Kehidupan saya sama seperti kehidupan milyaran manusia di dunia ini pada umumnya. Dipenuhi up and down, lompatan kegirangan ataupun air mata kesedihan, keberhasilan ataupun kegagalan, well at least I try to live my life as enjoyable as I can. Exhaustions, indeed, are unignorable. But it doesn’t stop me to try to be happy. I admit, saya merupakan sosok keras kepala dengan tingkat ignorance yang cukup tinggi. Namun ketika akhir tahun kemarin saya mengalami kejadian yang membuat saya terjatuh terjatuh dan kesakitan. It haunted me, kejadian yang menghantam saya dengan keras dan membuat kepala saya sakit lebih sering dan intens dari sebelumnya. And however hard I tried to, I couldn’t ignore it. Saya menangis, menatap dan berteriak marah pada hidup saya. Kehidupan saya pada saat itu seperti judul film Warkop DKI: Maju kena mundur kena. 
*digebuk pembaca yang lagi sok serius membaca postingan ini* 
Saya hanya bisa diam pada saat itu. Saya tidak tahu apa yang harus saya lakukan kecuali menangis tiap malam dan berdoa agar semua dihentikan. Namun apakah Tuhan serta merta berbaik hati kepada saya dan membuat semua serangan berhenti begitu saja? Tidak. Tapi Tuhan menunjukkan jalan lain kepada saya untuk menghadapi ketidaksukaan saya terhadap apa yang terjadi: 
Bersyukur
Saya tentu mencoba sekuat saya untuk bersyukur. Namun itu tidak semudah yang saya bayangkan. Saya selama ini menganggap kalau sebagai orang yang keras kepala, saya pasti kuat. Dan apakah saya cukup kuat untuk bersyukur dengan segala kesulitan saat itu juga? Tidak. Tuhan tidak main-main untuk merengkuh saya saat itu. Ternyata saya tidak bisa langsung bersyukur untuk menghadapi situasi itu, karena ada satu hal yang tidak saya sadari saya lewatkan. Hal sederhana yang berdampak besar: 
Acceptance
Ternyata sebelum bersyukur, saya harus bisa menerima terlebih dulu. Menerima apa yang sedang terjadi, menyadari bahwa saya telah melakukan kesalahan besar, dan yang paling utama, menerima diri saya sendiri, in every risk, every condition. Dari situ saya baru bisa mempelajari kesalahan dari langkah yang saya ambil, dan pada akhirnya berdamai dengan diri saya sendiri. Kemudian lambat laun saya bisa melepaskan ego dan amarah yang selama ini menari-nari riang di dalam kepala saya. Dan tentu saja saya belajar untuk menjalani kehidupan dengan penuh rasa syukur, seperti apapun keadaannya. 

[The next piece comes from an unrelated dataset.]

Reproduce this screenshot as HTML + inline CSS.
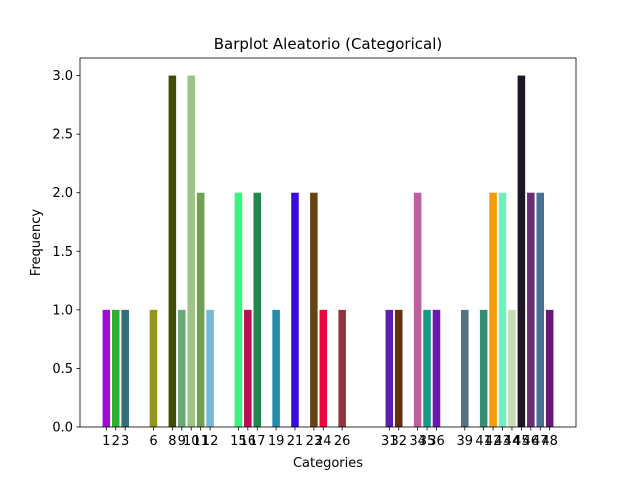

And indeed, the phrase ‘Expectation kills’, proved me, a lot. For those who don’t realise, there’s a thin line between expectation and hope. Ternyata selama ini apa yang saya anggap harapan, adalah ekspektasi. Saya telah memaafkan diri saya sendiri untuk kesalahpahaman itu. Dan saya ‘merayakan’ perdamaian dengan diri saya sendiri dengan menjalani hidup lebih ringan. Tidak ada ekspektasi yang memberatkan, diiringi dengan rasa syukur yang tak berkesudahan. Maka beberapa waktu yang lalu pun saya tuliskan ini di dalam akun Twitter saya


Dan seperti yang telah saya sebutkan di twit saya di atas, berkah Tuhan selalu mengikuti hidup saya, bahkan lebih terasa. Selamat malam, para tilcikers yang budiman dan budiwati sekalian. Semoga kita semua bisa menjalani kehidupan dengan lebih menyenangkan. Have a pleasant day, indeed :) 

P.S: Thank you for making me write, you. Setidaknya otak dangkal ini bekerja karena ia terpaksa menjalankan fungsinya :)) Looking forward to your email, real soon!